→ **Directions**: Please write out the lines of the data exactly, beginning with the first and ending with the line containing "ax.plot([i - 0.32, i"; leave the pictures behind.

══ Dataset section ══

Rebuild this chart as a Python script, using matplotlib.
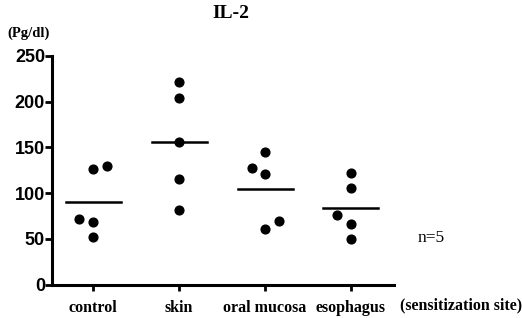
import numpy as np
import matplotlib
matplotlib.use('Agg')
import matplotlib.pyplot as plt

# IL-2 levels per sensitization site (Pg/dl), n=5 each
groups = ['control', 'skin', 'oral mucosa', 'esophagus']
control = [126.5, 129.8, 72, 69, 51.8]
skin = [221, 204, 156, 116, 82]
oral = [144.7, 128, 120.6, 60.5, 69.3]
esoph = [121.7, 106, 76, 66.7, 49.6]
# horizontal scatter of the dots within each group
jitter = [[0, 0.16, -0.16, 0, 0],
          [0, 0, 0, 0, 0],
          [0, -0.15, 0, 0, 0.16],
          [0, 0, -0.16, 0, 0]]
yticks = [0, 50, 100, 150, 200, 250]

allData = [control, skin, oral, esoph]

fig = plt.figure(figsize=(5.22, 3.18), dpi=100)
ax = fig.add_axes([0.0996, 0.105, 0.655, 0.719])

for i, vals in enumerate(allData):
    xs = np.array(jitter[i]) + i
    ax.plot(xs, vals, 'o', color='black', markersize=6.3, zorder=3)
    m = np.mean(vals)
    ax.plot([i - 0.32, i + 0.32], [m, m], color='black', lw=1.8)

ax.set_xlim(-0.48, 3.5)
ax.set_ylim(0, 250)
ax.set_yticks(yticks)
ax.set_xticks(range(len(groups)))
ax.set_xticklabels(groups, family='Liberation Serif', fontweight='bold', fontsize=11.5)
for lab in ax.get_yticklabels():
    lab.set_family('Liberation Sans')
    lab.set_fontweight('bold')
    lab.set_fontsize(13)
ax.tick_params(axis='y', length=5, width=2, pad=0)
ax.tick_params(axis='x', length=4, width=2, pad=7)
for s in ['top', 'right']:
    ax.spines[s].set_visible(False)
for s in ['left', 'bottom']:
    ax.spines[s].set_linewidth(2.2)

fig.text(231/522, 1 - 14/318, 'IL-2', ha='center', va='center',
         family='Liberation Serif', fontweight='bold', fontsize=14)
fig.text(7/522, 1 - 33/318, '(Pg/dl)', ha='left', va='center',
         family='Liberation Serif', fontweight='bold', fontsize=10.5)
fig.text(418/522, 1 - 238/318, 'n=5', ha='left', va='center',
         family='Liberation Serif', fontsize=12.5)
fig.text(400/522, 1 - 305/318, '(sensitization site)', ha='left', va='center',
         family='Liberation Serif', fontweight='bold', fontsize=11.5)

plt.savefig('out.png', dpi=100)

═══

→ **Answer below**:
Rebuild this chart as a Python script, using matplotlib.
import numpy as np
import matplotlib
matplotlib.use('Agg')
import matplotlib.pyplot as plt

# IL-2 levels per sensitization site (Pg/dl), n=5 each
groups = ['control', 'skin', 'oral mucosa', 'esophagus']
control = [126.5, 129.8, 72, 69, 51.8]
skin = [221, 204, 156, 116, 82]
oral = [144.7, 128, 120.6, 60.5, 69.3]
esoph = [121.7, 106, 76, 66.7, 49.6]
# horizontal scatter of the dots within each group
jitter = [[0, 0.16, -0.16, 0, 0],
          [0, 0, 0, 0, 0],
          [0, -0.15, 0, 0, 0.16],
          [0, 0, -0.16, 0, 0]]
yticks = [0, 50, 100, 150, 200, 250]

allData = [control, skin, oral, esoph]

fig = plt.figure(figsize=(5.22, 3.18), dpi=100)
ax = fig.add_axes([0.0996, 0.105, 0.655, 0.719])

for i, vals in enumerate(allData):
    xs = np.array(jitter[i]) + i
    ax.plot(xs, vals, 'o', color='black', markersize=6.3, zorder=3)
    m = np.mean(vals)
    ax.plot([i - 0.32, i + 0.32], [m, m], color='black', lw=1.8)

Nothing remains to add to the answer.